Pode-se imaginar também que, para atrair investidores, condições mais generosas acabariam sendo oferecidas. Já é certo que, se as exigências aprovadas no Congresso para a privatização da Eletrobras forem mantidas, os consumidores pagarão contas de luz mais salgadas.
A medida provisória que desenhou o roteiro da capitalização da Eletrobras foi aprovada no Congresso com uma série de penduricalhos que tendem a encarecer a operação. Os jabutis que, sob o comando do Centrão, foram pendurados na árvore da Eletrobras impõem, entre outras exigências, a contratação de usinas térmicas a gás em regiões onde ainda não há gasodutos e subsídios a térmicas a carvão, estas na contramão das preocupações ambientais.

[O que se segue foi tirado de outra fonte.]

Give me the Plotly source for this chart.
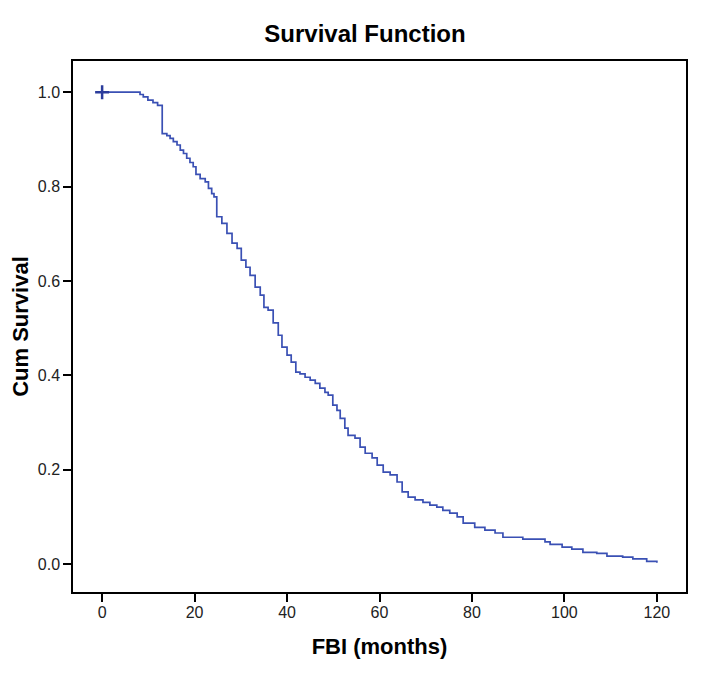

É por isso que, mesmo para especialistas que apoiam a privatização da Eletrobras, o momento em que o governo pretende fazê-lo é inconveniente e arriscado. Privatizar nessas circunstâncias pode trazer prejuízos de tal ordem que seria melhor esperar tempos menos incertos e instáveis, após a instalação do novo governo.
A Eletrobras é a maior empresa de geração de energia da América Latina, respondendo por 28% da geração de energia no Brasil e por 40% das linhas de transmissão. A empresa estatal obteve lucros de R$ 5,7 bilhões em 2021 e só no primeiro trimestre de 2022 contabilizou ganhos de R$ 2,7 bilhões. Se, no ano passado, seu lucro foi 11% inferior ao realizado em 2020, no primeiro trimestre deste ano superou em 70% o realizado no mesmo período de 2021.
Alguns podem se perguntar por que privatizar uma empresa que dá lucro. Cada caso é um caso e a resposta pode incluir uma série de elementos, mas especialistas vêm vantagens quando se trata da Eletrobras. Um deles, por exemplo, é o fato de a empresa estatal atuar em setor já desenvolvido, mas com potencial de mercado e expectativa de retorno atraente para novos investimentos.
O setor elétrico se encontra nessa situação. As novas fronteiras tecnológicas de geração de eletricidade — energias solar e eólica, por exemplo — dispensam a presença estatal pioneira e indutora.
Na fase de implantação, com a exigência de altos investimentos com retornos mais lentos e espaçados no tempo, nem sempre capitais privados se sentem atraídos a desenvolver um dado setor. É aí que a presença estatal se faz necessária. Mas, quando a etapa de implantação já foi superada, a oferta do serviço tende a ser mais eficiente se for tocada pela iniciativa privada. Os objetivos de uma estatal devem ser o de atuar na indução de mercado e manter finanças equilibradas, mas não dar lucro.
A tendência de menor eficiência de administrações estatais, em comparação com a gestão privada, tem origem nas regras de controle mais rígidas e nas amarras institucionais que costumam engessar entes públicos. Sem falar nos desvios de conduta — corrupção, nepotismo, influência política — que, se podem ocorrer em empresas privadas, são muito mais comuns nas públicas.